Conforme pasan los años más me convenzo de que los fotógrafos trabajamos como somos, que en cada foto dejamos algo de nuestra experiencia y nuestra forma de ver la vida. Por eso no sé hacer otro tipo de fotos, me salen las que hago igual que hablo o escribo…
Con este reportaje me pasó algo curioso en ese sentido y me gustaría aprovechar las imágenes tan bonitas que me dio la familia de Julieta y Beltrán para contároslo. Ahora que se ha convertido en una de mis sesiones favoritas del otoño pasado, voy a reconocer que me costó arrancar, que no me apetecía mucho trabajar en la Plaza de España como me sugería el cliente, y que arrastraba cansancio de tantas sesiones, cierta rutina mecánica en la que procuro no caer, y un año complicado en lo familiar que pesaba mucho. Sin embargo, una vez que empiezo a mirar a través de la cámara siempre me pasa lo mismo: me abstraigo de todo lo que no veo a través del visor, incluso del frío o el cansancio, me dejo llevar y DISFRUTO, así con mayúsculas.

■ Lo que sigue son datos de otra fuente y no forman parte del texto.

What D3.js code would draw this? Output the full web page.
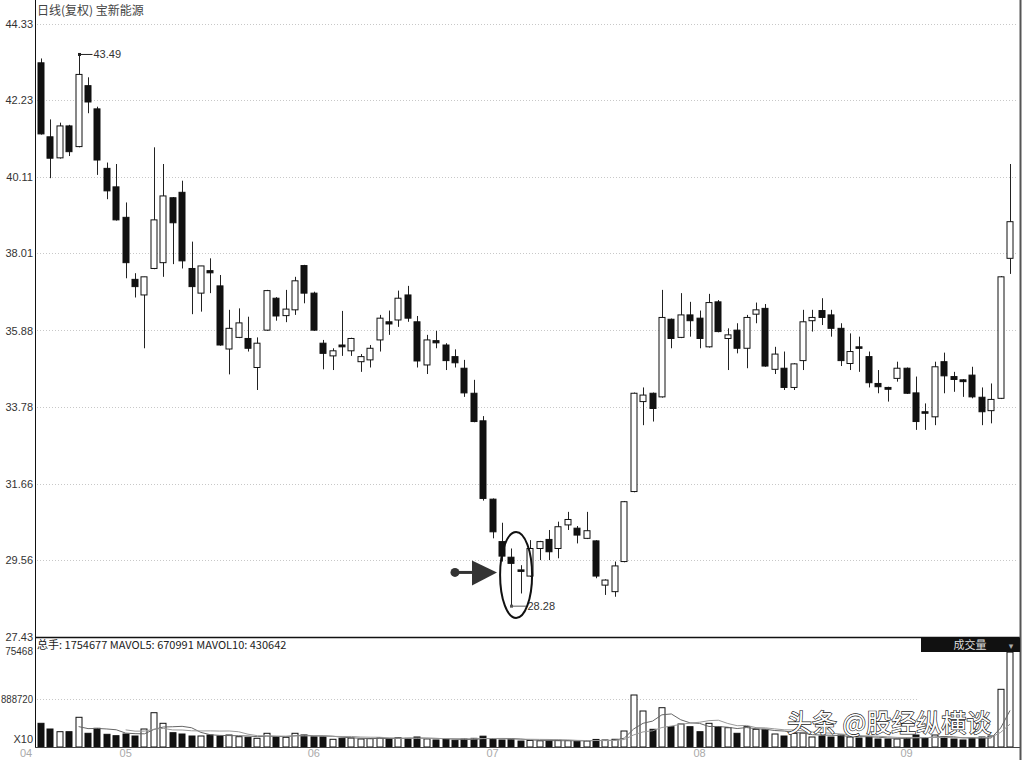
<!DOCTYPE html>
<html>
<head>
<meta charset="utf-8">
<script src="https://cdn.jsdelivr.net/npm/d3@7"></script>
<style>
body { margin: 0; background: #fff; }
svg { display: block; font-family: "Liberation Sans", "DejaVu Sans", sans-serif; }
</style>
</head>
<body>
<svg id="chart" width="1023" height="760"></svg>
<script>
// daily bars
var opens = [43.26,41.22,40.64,41.52,40.95,42.63,41.99,40.35,39.84,39.00,
	37.29,36.86,37.59,37.75,39.54,39.69,37.59,36.91,37.53,37.11,
	35.37,35.69,35.66,34.86,35.89,36.77,36.29,36.45,37.67,36.91,
	35.53,35.18,35.48,35.32,35.02,35.07,35.62,36.12,36.17,36.86,
	36.12,34.93,35.60,35.48,35.16,34.84,34.15,33.39,31.23,30.06,
	29.63,29.28,29.11,29.87,30.12,29.87,30.52,30.43,30.15,30.08,
	28.86,28.68,29.51,31.44,33.92,34.15,34.05,36.19,35.69,36.31,
	36.22,35.43,36.67,35.66,35.89,35.39,36.33,36.49,34.81,34.84,
	34.31,35.05,36.15,36.43,36.31,35.94,34.97,35.43,35.16,34.42,
	34.31,34.56,34.84,34.16,33.64,33.50,35.02,34.61,34.52,34.65,
	34.04,33.67,34.01,37.87];
var highs = [43.38,41.70,41.61,41.55,43.49,42.86,42.05,40.51,40.47,39.41,
	37.46,37.36,40.93,40.47,39.56,40.01,38.33,37.66,37.87,37.41,
	36.45,36.49,36.26,35.69,37.00,36.80,37.00,37.36,37.69,36.95,
	35.62,35.39,36.42,35.68,35.23,35.48,36.31,36.43,36.98,37.11,
	36.28,35.76,35.87,35.53,35.36,35.07,34.52,33.52,31.25,30.58,
	29.87,29.41,30.10,30.08,30.38,30.61,30.88,30.49,30.88,30.10,
	29.02,29.51,31.18,34.17,34.31,34.17,37.00,36.21,36.91,36.67,
	36.43,36.89,36.72,35.94,36.08,36.31,36.65,36.61,35.43,35.30,
	34.98,36.45,36.45,36.77,36.45,36.08,35.80,35.71,35.30,34.79,
	34.33,35.02,34.86,34.61,33.87,35.02,35.27,34.74,34.54,34.88,
	34.31,34.42,37.38,40.47];
var lows = [41.28,40.08,40.62,40.69,40.93,41.87,40.17,39.50,38.91,37.32,
	36.79,35.39,37.57,37.36,37.71,37.59,36.33,36.40,36.91,35.46,
	34.67,35.67,35.30,34.24,35.87,36.15,36.11,36.31,36.63,35.87,
	34.81,34.79,35.18,35.18,34.74,34.86,35.30,35.76,35.98,36.12,
	34.86,34.68,35.39,34.79,34.86,34.05,33.35,31.19,30.15,29.51,
	28.28,28.63,29.09,29.55,29.55,29.60,30.38,30.01,30.13,29.05,
	28.59,28.54,29.49,31.42,33.27,33.37,34.03,35.39,35.67,35.71,
	35.39,35.41,35.83,34.79,35.25,34.84,36.08,34.88,34.68,34.24,
	34.24,34.79,35.85,36.03,35.71,34.90,34.79,34.74,34.31,34.15,
	33.92,34.47,34.13,33.14,33.14,33.27,34.15,34.19,34.05,34.01,
	33.27,33.32,33.99,37.44];
var closes = [41.30,40.63,41.52,40.81,42.94,42.18,40.58,39.73,38.93,37.75,
	37.09,37.36,38.93,39.59,38.85,37.80,37.09,37.66,37.47,35.48,
	35.94,36.09,35.39,35.53,36.98,36.28,36.47,37.25,36.91,35.89,
	35.25,35.32,35.43,35.66,35.16,35.39,36.22,36.06,36.77,36.22,
	35.04,35.62,35.54,35.05,34.99,34.16,33.37,31.25,30.33,29.66,
	29.46,29.26,29.87,30.06,29.78,30.47,30.67,30.24,30.36,29.11,
	29.00,29.39,31.16,34.15,34.10,33.73,36.24,35.66,36.31,36.15,
	35.66,36.65,35.85,35.76,35.39,36.24,36.45,34.90,35.23,34.31,
	34.96,36.12,36.24,36.24,35.94,35.05,35.30,35.39,34.44,34.33,
	34.26,34.84,34.15,33.37,33.60,34.88,34.63,34.53,34.47,34.05,
	33.64,33.98,37.36,38.88];
var vols = [438300,332900,283000,283000,549300,253400,345800,234900,209000,240400,
	203400,332900,634300,438300,264500,240400,203400,203400,221900,203400,
	221900,190500,179400,160900,253400,190500,179400,253400,221900,190500,
	190500,142400,160900,166000,148000,155000,170000,150000,172000,160000,
	185000,150000,130000,140000,125000,150000,160000,200000,150000,130000,
	145000,110000,120000,115000,110000,125000,118000,105000,112000,140000,
	129500,142400,295900,961700,665800,327300,726800,375400,425400,375400,
	283000,438000,375400,357000,253400,375400,327300,327300,240400,203400,
	253400,259000,185000,203000,185000,222000,185000,166000,185000,148000,
	148000,148000,166000,222000,166000,222000,185000,148000,130000,166000,
	185000,203000,1067100,1754677];

var monthIdx = [0, 9, 29, 48, 70, 92];
var monthLabels = ["04", "05", "06", "07", "08", "09"];
var priceTicks = [44.33, 42.23, 40.11, 38.01, 35.88, 33.78, 31.66, 29.56, 27.43];
var volTicks = [1775468, 888720];
var volTickLabels = ["75468", "888720"];

var svg = d3.select('#chart');
var left = 35, right = 1020;
var x = d3.scaleLinear().domain([0, opens.length - 1]).range([41, 1010]);
var y = d3.scaleLinear().domain([27.43, 44.33]).range([637, 24]);
var vy = d3.scaleLinear().domain([0, 1775468]).range([747, 651]);
var bw = 7;

// grid lines
priceTicks.slice(0, 8).forEach(function(t){
	svg.append('line')
		.attr('x1', left + 2).attr('x2', right - 4)
		.attr('y1', Math.round(y(t)) + 0.5).attr('y2', Math.round(y(t)) + 0.5)
		.attr('stroke', '#c8c8c8').attr('stroke-dasharray', '1,2');
});
svg.append('line')
	.attr('x1', left + 2).attr('x2', 918)
	.attr('y1', Math.round(vy(volTicks[1])) + 0.5).attr('y2', Math.round(vy(volTicks[1])) + 0.5)
	.attr('stroke', '#c8c8c8').attr('stroke-dasharray', '1,2');

// price axis labels
svg.selectAll('.plab').data(priceTicks).enter().append('text')
	.attr('x', 33).attr('y', function(d){ return y(d) + 4; })
	.attr('text-anchor', 'end').attr('font-size', 11).attr('fill', '#333')
	.text(function(d){ return d.toFixed(2); });

// volume axis labels
svg.selectAll('.vlab').data(volTicks).enter().append('text')
	.attr('x', 33).attr('y', function(d){ return vy(d) + 4; })
	.attr('text-anchor', 'end').attr('font-size', 10).attr('fill', '#333')
	.attr('textLength', function(d, i){ return i === 1 ? 32 : null; })
	.attr('lengthAdjust', 'spacingAndGlyphs')
	.text(function(d, i){ return volTickLabels[i]; });
svg.append('text').attr('x', 33).attr('y', 743).attr('text-anchor', 'end')
	.attr('font-size', 11).attr('fill', '#333').text('X10');

// candles
var idx = d3.range(opens.length);
svg.selectAll('.wick').data(idx).enter().append('line')
	.attr('x1', function(i){ return Math.round(x(i)) + 0.5; })
	.attr('x2', function(i){ return Math.round(x(i)) + 0.5; })
	.attr('y1', function(i){ return y(highs[i]); })
	.attr('y2', function(i){ return y(lows[i]); })
	.attr('stroke', '#222').attr('stroke-width', 1);
svg.selectAll('.body').data(idx).enter().append('rect')
	.attr('x', function(i){ return Math.round(x(i)) - 3; })
	.attr('width', bw - 1)
	.attr('y', function(i){ return y(Math.max(opens[i], closes[i])); })
	.attr('height', function(i){ return Math.max(1.5, Math.abs(y(opens[i]) - y(closes[i]))); })
	.attr('fill', function(i){ return closes[i] >= opens[i] ? '#fff' : '#111'; })
	.attr('stroke', '#111').attr('stroke-width', 1);

// volume bars
svg.selectAll('.vbar').data(idx).enter().append('rect')
	.attr('x', function(i){ return Math.round(x(i)) - 3; })
	.attr('width', bw - 1)
	.attr('y', function(i){ return vy(vols[i]); })
	.attr('height', function(i){ return 747 - vy(vols[i]); })
	.attr('fill', function(i){ return closes[i] >= opens[i] ? '#fff' : '#111'; })
	.attr('stroke', '#111').attr('stroke-width', 1);

// volume moving averages
function mavol(n){
	return idx.filter(function(i){ return i >= n - 1; }).map(function(i){
		return [i, d3.mean(vols.slice(i - n + 1, i + 1))];
	});
}
var maLine = d3.line().x(function(d){ return x(d[0]); }).y(function(d){ return vy(d[1]); });
svg.append('path').attr('d', maLine(mavol(5))).attr('fill', 'none')
	.attr('stroke', '#666').attr('stroke-width', 1);
svg.append('path').attr('d', maLine(mavol(10))).attr('fill', 'none')
	.attr('stroke', '#999').attr('stroke-width', 1);

// frame
svg.append('line').attr('x1', left + 0.5).attr('x2', left + 0.5).attr('y1', 0).attr('y2', 748)
	.attr('stroke', '#111');
svg.append('line').attr('x1', left).attr('x2', right).attr('y1', 637.5).attr('y2', 637.5)
	.attr('stroke', '#111').attr('stroke-width', 1.5);
svg.append('line').attr('x1', left).attr('x2', right).attr('y1', 747.5).attr('y2', 747.5)
	.attr('stroke', '#444');
svg.append('line').attr('x1', right + 0.5).attr('x2', right + 0.5).attr('y1', 0).attr('y2', 760)
	.attr('stroke', '#555').attr('stroke-width', 2);

// month labels
svg.selectAll('.mlab').data(monthIdx).enter().append('text')
	.attr('x', function(d, i){ return i === 0 ? left - 9 : x(d); })
	.attr('y', 757).attr('text-anchor', 'middle')
	.attr('font-size', 11).attr('fill', '#aaa')
	.text(function(d, i){ return monthLabels[i]; });

// titles
svg.append('text').attr('x', 37).attr('y', 15)
	.attr('font-family', '"Noto Sans CJK SC", sans-serif').attr('font-size', 12).attr('fill', '#444')
	.text('日线(复权)  宝新能源');
svg.append('text').attr('x', 37).attr('y', 649)
	.attr('font-family', '"Noto Sans CJK SC", sans-serif').attr('font-size', 11).attr('fill', '#222')
	.text('总手: 1754677 MAVOL5: 670991 MAVOL10: 430642');

svg.append('rect').attr('x', 921).attr('y', 638).attr('width', 99).attr('height', 14).attr('fill', '#111');
svg.append('text').attr('x', 970).attr('y', 649).attr('text-anchor', 'middle')
	.attr('font-family', '"Noto Sans CJK SC", sans-serif').attr('font-size', 11).attr('fill', '#ddd')
	.text('成交量');
svg.append('text').attr('x', 1011).attr('y', 649).attr('text-anchor', 'middle')
	.attr('font-size', 9).attr('fill', '#aaa').text('▾');

// high / low annotations
var hiI = d3.maxIndex(highs), loI = d3.minIndex(lows);
var hx = Math.round(x(hiI)) + 0.5, hy = y(highs[hiI]);
svg.append('rect').attr('x', hx - 1.5).attr('y', hy - 1.5).attr('width', 3).attr('height', 3).attr('fill', '#222');
svg.append('line').attr('x1', hx).attr('x2', hx + 13).attr('y1', hy).attr('y2', hy).attr('stroke', '#222');
svg.append('text').attr('x', hx + 14).attr('y', hy + 4).attr('font-size', 11).attr('fill', '#333')
	.text(highs[hiI].toFixed(2));
var lx = Math.round(x(loI)) + 0.5, ly = y(lows[loI]);
svg.append('rect').attr('x', lx - 1.5).attr('y', ly - 1.5).attr('width', 3).attr('height', 3).attr('fill', '#555');
svg.append('line').attr('x1', lx).attr('x2', lx + 15).attr('y1', ly).attr('y2', ly).attr('stroke', '#555');
svg.append('text').attr('x', lx + 16).attr('y', ly + 4).attr('font-size', 11).attr('fill', '#333')
	.text(lows[loI].toFixed(2));

// ellipse round the bottom and the pointer
svg.append('ellipse')
	.attr('cx', (x(loI) + x(loI + 1)) / 2).attr('cy', y(29.14))
	.attr('rx', 16).attr('ry', 43)
	.attr('fill', 'none').attr('stroke', '#111').attr('stroke-width', 2);
var tipX = x(loI - 1) - 5, tipY = y(29.21);
svg.append('line').attr('x1', tipX - 42).attr('x2', tipX - 24).attr('y1', tipY).attr('y2', tipY)
	.attr('stroke', '#333').attr('stroke-width', 3);
svg.append('circle').attr('cx', tipX - 42).attr('cy', tipY).attr('r', 4.5).attr('fill', '#333');
svg.append('path')
	.attr('d', 'M' + (tipX - 25) + ',' + (tipY - 12) + 'L' + tipX + ',' + tipY + 'L' + (tipX - 25) + ',' + (tipY + 13) + 'Z')
	.attr('fill', '#333');

// watermark
svg.append('text').attr('x', 787).attr('y', 732)
	.attr('font-family', '"Noto Sans CJK SC", sans-serif').attr('font-size', 25)
	.attr('fill', '#fff').attr('stroke', '#222').attr('stroke-width', 1.3)
	.attr('paint-order', 'stroke')
	.text('头条 @股经纵横谈');
</script>
</body>
</html>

Cuando tras la sesión vi las fotos en el ordenador reconocí encuadres, escenarios naturales, actitudes y gestos que había visto poco antes. Cogí mis álbumes familiares y repasé las fotos de mi infancia que había recuperado hacía unas semanas: fotos que me había hecho mi padre cuando yo era pequeña en esos mismos sitios, y que sin ser consciente de ello llevaba conmigo. Me cuesta describir esa emoción, pero en definitiva supuso darme cuenta de que llevo su mirada muy dentro, y para mí eso es un regalo de incalculable valor.
Espero que para Julieta y Beltrán también sea un regalo recuperar esas fotos en el futuro, y para todos los niños que pasan frente a mi cámara con sus padres, porque todos dejamos un poquito de nosotros mismos en cada foto.